▸ WHAT IS EXPECTED
Print, word for word, every line from the beginning of the listing up to and including the line with "const w = sub.bandwidth();". Pictures are to be excluded.

Start COLLECTED MATERIAL

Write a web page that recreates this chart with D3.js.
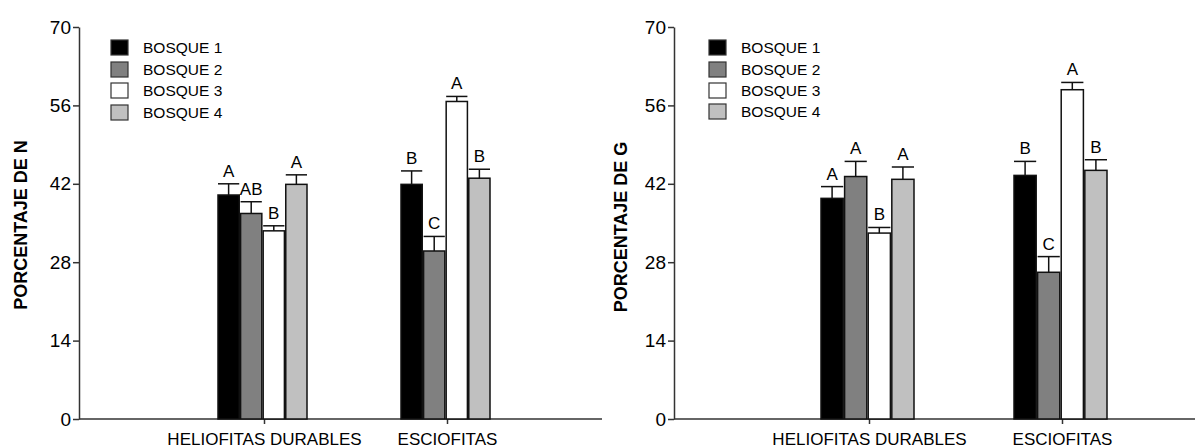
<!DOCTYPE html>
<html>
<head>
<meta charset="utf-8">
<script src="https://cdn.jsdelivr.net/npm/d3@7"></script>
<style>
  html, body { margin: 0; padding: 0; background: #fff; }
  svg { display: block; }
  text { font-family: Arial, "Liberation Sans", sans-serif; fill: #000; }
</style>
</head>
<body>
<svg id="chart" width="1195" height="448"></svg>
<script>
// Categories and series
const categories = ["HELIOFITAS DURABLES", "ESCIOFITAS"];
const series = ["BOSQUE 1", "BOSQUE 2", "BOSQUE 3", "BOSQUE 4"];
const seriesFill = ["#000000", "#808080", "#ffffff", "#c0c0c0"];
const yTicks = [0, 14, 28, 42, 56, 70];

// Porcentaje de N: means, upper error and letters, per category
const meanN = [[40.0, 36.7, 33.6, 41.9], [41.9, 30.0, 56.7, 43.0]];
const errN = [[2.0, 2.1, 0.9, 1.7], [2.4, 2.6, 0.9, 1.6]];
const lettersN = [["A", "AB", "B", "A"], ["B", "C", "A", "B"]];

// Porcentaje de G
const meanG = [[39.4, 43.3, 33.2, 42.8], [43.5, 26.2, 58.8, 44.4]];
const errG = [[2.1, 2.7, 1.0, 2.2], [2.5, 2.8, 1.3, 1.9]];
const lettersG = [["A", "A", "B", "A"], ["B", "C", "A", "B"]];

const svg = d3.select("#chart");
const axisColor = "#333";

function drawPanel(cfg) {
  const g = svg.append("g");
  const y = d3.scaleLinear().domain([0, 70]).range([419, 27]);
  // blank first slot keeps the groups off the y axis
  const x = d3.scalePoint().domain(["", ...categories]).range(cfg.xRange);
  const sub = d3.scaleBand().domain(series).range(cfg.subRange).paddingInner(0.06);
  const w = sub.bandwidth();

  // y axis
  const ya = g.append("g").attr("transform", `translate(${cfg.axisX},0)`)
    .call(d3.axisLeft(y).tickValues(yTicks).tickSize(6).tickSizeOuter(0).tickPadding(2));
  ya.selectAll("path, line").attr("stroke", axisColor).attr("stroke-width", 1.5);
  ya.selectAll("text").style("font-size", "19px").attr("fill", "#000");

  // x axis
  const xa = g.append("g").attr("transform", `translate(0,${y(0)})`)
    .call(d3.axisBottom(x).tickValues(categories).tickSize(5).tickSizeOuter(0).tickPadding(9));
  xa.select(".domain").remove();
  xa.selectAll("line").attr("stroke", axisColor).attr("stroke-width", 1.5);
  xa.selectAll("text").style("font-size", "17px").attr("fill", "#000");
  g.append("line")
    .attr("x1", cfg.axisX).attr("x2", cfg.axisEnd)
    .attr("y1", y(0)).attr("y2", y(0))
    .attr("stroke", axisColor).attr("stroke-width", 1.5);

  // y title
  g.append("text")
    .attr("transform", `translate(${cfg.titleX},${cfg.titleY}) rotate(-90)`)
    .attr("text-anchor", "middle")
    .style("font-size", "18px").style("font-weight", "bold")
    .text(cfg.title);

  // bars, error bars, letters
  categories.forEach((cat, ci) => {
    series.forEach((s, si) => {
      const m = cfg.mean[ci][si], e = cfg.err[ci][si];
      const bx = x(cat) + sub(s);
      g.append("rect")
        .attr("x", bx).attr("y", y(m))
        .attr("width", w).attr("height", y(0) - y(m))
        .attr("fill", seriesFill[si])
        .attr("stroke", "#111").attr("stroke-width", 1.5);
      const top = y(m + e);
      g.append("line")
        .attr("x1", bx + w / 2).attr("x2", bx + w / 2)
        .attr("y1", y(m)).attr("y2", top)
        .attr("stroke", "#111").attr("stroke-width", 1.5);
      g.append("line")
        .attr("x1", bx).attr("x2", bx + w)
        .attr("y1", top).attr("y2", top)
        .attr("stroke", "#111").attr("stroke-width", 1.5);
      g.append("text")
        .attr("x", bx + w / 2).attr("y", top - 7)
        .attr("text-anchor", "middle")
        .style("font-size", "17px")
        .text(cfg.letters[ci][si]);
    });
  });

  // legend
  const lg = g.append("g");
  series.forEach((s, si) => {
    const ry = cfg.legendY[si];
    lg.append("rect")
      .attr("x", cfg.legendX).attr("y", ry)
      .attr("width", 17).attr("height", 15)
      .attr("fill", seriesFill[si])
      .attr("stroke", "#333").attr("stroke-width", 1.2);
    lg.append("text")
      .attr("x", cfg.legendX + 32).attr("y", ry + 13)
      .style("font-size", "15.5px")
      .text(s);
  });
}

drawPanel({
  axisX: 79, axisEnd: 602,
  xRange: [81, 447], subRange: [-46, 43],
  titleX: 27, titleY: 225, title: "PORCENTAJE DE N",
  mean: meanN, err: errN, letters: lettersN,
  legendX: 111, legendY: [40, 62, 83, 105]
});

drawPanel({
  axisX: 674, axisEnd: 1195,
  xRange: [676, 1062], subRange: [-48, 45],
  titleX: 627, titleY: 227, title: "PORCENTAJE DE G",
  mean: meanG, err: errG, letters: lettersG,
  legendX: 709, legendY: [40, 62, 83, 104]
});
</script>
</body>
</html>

End COLLECTED MATERIAL

▸ RESULT OF THIS TASK
Write a web page that recreates this chart with D3.js.
<!DOCTYPE html>
<html>
<head>
<meta charset="utf-8">
<script src="https://cdn.jsdelivr.net/npm/d3@7"></script>
<style>
  html, body { margin: 0; padding: 0; background: #fff; }
  svg { display: block; }
  text { font-family: Arial, "Liberation Sans", sans-serif; fill: #000; }
</style>
</head>
<body>
<svg id="chart" width="1195" height="448"></svg>
<script>
// Categories and series
const categories = ["HELIOFITAS DURABLES", "ESCIOFITAS"];
const series = ["BOSQUE 1", "BOSQUE 2", "BOSQUE 3", "BOSQUE 4"];
const seriesFill = ["#000000", "#808080", "#ffffff", "#c0c0c0"];
const yTicks = [0, 14, 28, 42, 56, 70];

// Porcentaje de N: means, upper error and letters, per category
const meanN = [[40.0, 36.7, 33.6, 41.9], [41.9, 30.0, 56.7, 43.0]];
const errN = [[2.0, 2.1, 0.9, 1.7], [2.4, 2.6, 0.9, 1.6]];
const lettersN = [["A", "AB", "B", "A"], ["B", "C", "A", "B"]];

// Porcentaje de G
const meanG = [[39.4, 43.3, 33.2, 42.8], [43.5, 26.2, 58.8, 44.4]];
const errG = [[2.1, 2.7, 1.0, 2.2], [2.5, 2.8, 1.3, 1.9]];
const lettersG = [["A", "A", "B", "A"], ["B", "C", "A", "B"]];

const svg = d3.select("#chart");
const axisColor = "#333";

function drawPanel(cfg) {
  const g = svg.append("g");
  const y = d3.scaleLinear().domain([0, 70]).range([419, 27]);
  // blank first slot keeps the groups off the y axis
  const x = d3.scalePoint().domain(["", ...categories]).range(cfg.xRange);
  const sub = d3.scaleBand().domain(series).range(cfg.subRange).paddingInner(0.06);
  const w = sub.bandwidth();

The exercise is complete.